(begin)

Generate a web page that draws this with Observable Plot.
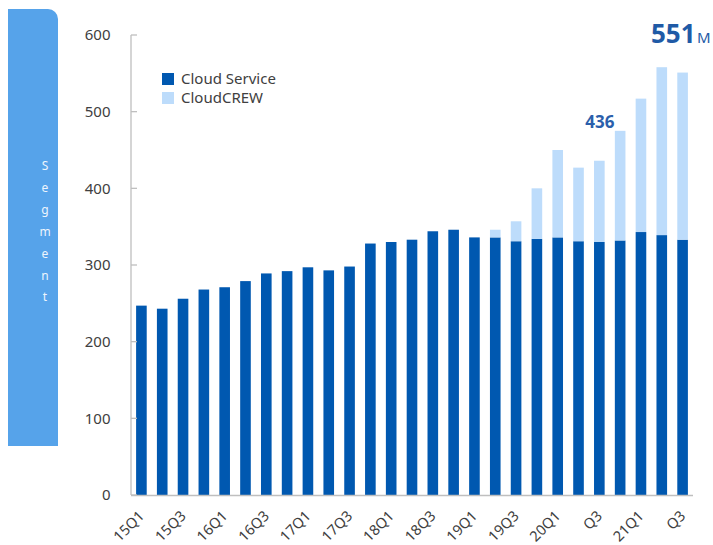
<!DOCTYPE html>
<html>
<head>
<meta charset="utf-8">
<script src="https://cdn.jsdelivr.net/npm/d3@7"></script>
<script src="https://cdn.jsdelivr.net/npm/@observablehq/plot@0.6"></script>
<style>
  html, body { margin: 0; padding: 0; background: #fff; }
  #wrap { position: relative; width: 713px; height: 545px; font-family: "Noto Sans", sans-serif; }
  #panel { position: absolute; left: 8px; top: 9px; width: 50px; height: 437px;
           background: #56a3ea; border-top-right-radius: 10px; }
  #panel span { position: absolute; left: 0; width: 74px; text-align: center; color: #eef5fd;
                font-size: 12px; line-height: 12px; margin-left: 0; }
  #legend { position: absolute; left: 162px; top: 71px; font-size: 15px; color: #404040; line-height: 15px; }
  #legend div { display: flex; align-items: center; height: 15px; margin-bottom: 4px; }
  #legend i { display: inline-block; width: 12px; height: 12px; margin-right: 7px; }
</style>
</head>
<body>
<div id="wrap">
  <div id="chart"></div>
  <div id="panel"></div>
  <div id="legend"></div>
</div>
<script>
const quarters = ["15Q1","15Q2","15Q3","15Q4","16Q1","16Q2","16Q3","16Q4","17Q1","17Q2","17Q3","17Q4",
                  "18Q1","18Q2","18Q3","18Q4","19Q1","19Q2","19Q3","19Q4","20Q1","20Q2","20Q3","20Q4",
                  "21Q1","21Q2","21Q3"];
const tickLabels = ["15Q1","","15Q3","","16Q1","","16Q3","","17Q1","","17Q3","",
                    "18Q1","","18Q3","","19Q1","","19Q3","","20Q1","","Q3","",
                    "21Q1","","Q3"];
const cloudService = [247,243,256,268,271,279,289,292,297,293,298,328,
                      330,333,344,346,336,336,331,334,336,331,330,332,
                      343,339,333];
const cloudCrew = [0,0,0,0,0,0,0,0,0,0,0,0,
                   0,0,0,0,0,10,26,66,114,96,106,143,
                   174,219,218];
const seriesNames = ["Cloud Service","CloudCREW"];
const seriesColors = ["#0058b0","#bddcfb"];
const yTicks = [0,100,200,300,400,500,600];
const calloutMid = {q: "20Q3", value: 436};
const calloutEnd = {q: "21Q3", value: 551, unit: "M"};
const panelLetters = "Segment".split("");

const data = quarters.flatMap((q, i) => [
  {q, series: seriesNames[0], value: cloudService[i]},
  {q, series: seriesNames[1], value: cloudCrew[i]}
]);

const axisLines = (index, scales, values, dims) => {
  const g = d3.create("svg:g").attr("stroke", "#bfbfbf").attr("stroke-width", 1.3);
  const x0 = dims.marginLeft;
  g.append("line").attr("x1", x0).attr("x2", x0)
    .attr("y1", scales.y(600)).attr("y2", scales.y(0));
  for (const t of yTicks) {
    g.append("line").attr("x1", x0).attr("x2", x0 + 6)
      .attr("y1", scales.y(t)).attr("y2", scales.y(t));
  }
  return g.node();
};

const chart = Plot.plot({
  width: 713,
  height: 545,
  marginLeft: 131,
  marginRight: 20,
  marginTop: 35,
  marginBottom: 50,
  style: {fontFamily: "Noto Sans, sans-serif", color: "#404040", background: "transparent"},
  x: {domain: quarters, paddingInner: 0.49, paddingOuter: 0.245, round: false},
  y: {domain: [0, 600]},
  color: {domain: seriesNames, range: seriesColors},
  marks: [
    Plot.barY(data, {x: "q", y: "value", fill: "series"}),
    Plot.ruleY([0], {stroke: "#bfbfbf", strokeWidth: 1.3}),
    axisLines,
    Plot.axisY({ticks: yTicks, tickSize: 0, tickPadding: 21, fontSize: 15, label: null}),
    Plot.axisX({tickSize: 0, tickPadding: 18, tickRotate: -45, fontSize: 14.5, label: null,
                tickFormat: d => tickLabels[quarters.indexOf(d)]}),
    Plot.text([calloutMid], {x: "q", y: "value", text: d => String(d.value), dy: -33,
               lineAnchor: "bottom", fontSize: 17, fontWeight: "bold", fill: "#2b5fab"}),
    Plot.text([calloutEnd], {x: "q", y: "value", text: d => String(d.value), dy: -30, dx: 12.5,
               textAnchor: "end", lineAnchor: "bottom", fontSize: 26, fontWeight: "bold", fill: "#1f5aa6"}),
    Plot.text([calloutEnd], {x: "q", y: "value", text: "unit", dy: -30, dx: 14,
               textAnchor: "start", lineAnchor: "bottom", fontSize: 15, fill: "#1f5aa6"})
  ]
});
document.getElementById("chart").append(chart);

const panel = document.getElementById("panel");
panelLetters.forEach((ch, i) => {
  const s = document.createElement("span");
  s.textContent = ch;
  s.style.top = (151 + i * 21.9) + "px";
  s.style.left = "0px";
  s.style.width = "74px";
  panel.append(s);
});

const legend = document.getElementById("legend");
seriesNames.forEach((name, i) => {
  const row = document.createElement("div");
  const sw = document.createElement("i");
  sw.style.background = seriesColors[i];
  row.append(sw, document.createTextNode(name));
  legend.append(row);
});
</script>
</body>
</html>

(end)

Retype each line of the listing above word for word. Exclude the pictures.

▶ Output below:
Generate a web page that draws this with Observable Plot.
<!DOCTYPE html>
<html>
<head>
<meta charset="utf-8">
<script src="https://cdn.jsdelivr.net/npm/d3@7"></script>
<script src="https://cdn.jsdelivr.net/npm/@observablehq/plot@0.6"></script>
<style>
  html, body { margin: 0; padding: 0; background: #fff; }
  #wrap { position: relative; width: 713px; height: 545px; font-family: "Noto Sans", sans-serif; }
  #panel { position: absolute; left: 8px; top: 9px; width: 50px; height: 437px;
           background: #56a3ea; border-top-right-radius: 10px; }
  #panel span { position: absolute; left: 0; width: 74px; text-align: center; color: #eef5fd;
                font-size: 12px; line-height: 12px; margin-left: 0; }
  #legend { position: absolute; left: 162px; top: 71px; font-size: 15px; color: #404040; line-height: 15px; }
  #legend div { display: flex; align-items: center; height: 15px; margin-bottom: 4px; }
  #legend i { display: inline-block; width: 12px; height: 12px; margin-right: 7px; }
</style>
</head>
<body>
<div id="wrap">
  <div id="chart"></div>
  <div id="panel"></div>
  <div id="legend"></div>
</div>
<script>
const quarters = ["15Q1","15Q2","15Q3","15Q4","16Q1","16Q2","16Q3","16Q4","17Q1","17Q2","17Q3","17Q4",
                  "18Q1","18Q2","18Q3","18Q4","19Q1","19Q2","19Q3","19Q4","20Q1","20Q2","20Q3","20Q4",
                  "21Q1","21Q2","21Q3"];
const tickLabels = ["15Q1","","15Q3","","16Q1","","16Q3","","17Q1","","17Q3","",
                    "18Q1","","18Q3","","19Q1","","19Q3","","20Q1","","Q3","",
                    "21Q1","","Q3"];
const cloudService = [247,243,256,268,271,279,289,292,297,293,298,328,
                      330,333,344,346,336,336,331,334,336,331,330,332,
                      343,339,333];
const cloudCrew = [0,0,0,0,0,0,0,0,0,0,0,0,
                   0,0,0,0,0,10,26,66,114,96,106,143,
                   174,219,218];
const seriesNames = ["Cloud Service","CloudCREW"];
const seriesColors = ["#0058b0","#bddcfb"];
const yTicks = [0,100,200,300,400,500,600];
const calloutMid = {q: "20Q3", value: 436};
const calloutEnd = {q: "21Q3", value: 551, unit: "M"};
const panelLetters = "Segment".split("");

const data = quarters.flatMap((q, i) => [
  {q, series: seriesNames[0], value: cloudService[i]},
  {q, series: seriesNames[1], value: cloudCrew[i]}
]);

const axisLines = (index, scales, values, dims) => {
  const g = d3.create("svg:g").attr("stroke", "#bfbfbf").attr("stroke-width", 1.3);
  const x0 = dims.marginLeft;
  g.append("line").attr("x1", x0).attr("x2", x0)
    .attr("y1", scales.y(600)).attr("y2", scales.y(0));
  for (const t of yTicks) {
    g.append("line").attr("x1", x0).attr("x2", x0 + 6)
      .attr("y1", scales.y(t)).attr("y2", scales.y(t));
  }
  return g.node();
};

const chart = Plot.plot({
  width: 713,
  height: 545,
  marginLeft: 131,
  marginRight: 20,
  marginTop: 35,
  marginBottom: 50,
  style: {fontFamily: "Noto Sans, sans-serif", color: "#404040", background: "transparent"},
  x: {domain: quarters, paddingInner: 0.49, paddingOuter: 0.245, round: false},
  y: {domain: [0, 600]},
  color: {domain: seriesNames, range: seriesColors},
  marks: [
    Plot.barY(data, {x: "q", y: "value", fill: "series"}),
    Plot.ruleY([0], {stroke: "#bfbfbf", strokeWidth: 1.3}),
    axisLines,
    Plot.axisY({ticks: yTicks, tickSize: 0, tickPadding: 21, fontSize: 15, label: null}),
    Plot.axisX({tickSize: 0, tickPadding: 18, tickRotate: -45, fontSize: 14.5, label: null,
                tickFormat: d => tickLabels[quarters.indexOf(d)]}),
    Plot.text([calloutMid], {x: "q", y: "value", text: d => String(d.value), dy: -33,
               lineAnchor: "bottom", fontSize: 17, fontWeight: "bold", fill: "#2b5fab"}),
    Plot.text([calloutEnd], {x: "q", y: "value", text: d => String(d.value), dy: -30, dx: 12.5,
               textAnchor: "end", lineAnchor: "bottom", fontSize: 26, fontWeight: "bold", fill: "#1f5aa6"}),
    Plot.text([calloutEnd], {x: "q", y: "value", text: "unit", dy: -30, dx: 14,
               textAnchor: "start", lineAnchor: "bottom", fontSize: 15, fill: "#1f5aa6"})
  ]
});
document.getElementById("chart").append(chart);

const panel = document.getElementById("panel");
panelLetters.forEach((ch, i) => {
  const s = document.createElement("span");
  s.textContent = ch;
  s.style.top = (151 + i * 21.9) + "px";
  s.style.left = "0px";
  s.style.width = "74px";
  panel.append(s);
});

const legend = document.getElementById("legend");
seriesNames.forEach((name, i) => {
  const row = document.createElement("div");
  const sw = document.createElement("i");
  sw.style.background = seriesColors[i];
  row.append(sw, document.createTextNode(name));
  legend.append(row);
});
</script>
</body>
</html>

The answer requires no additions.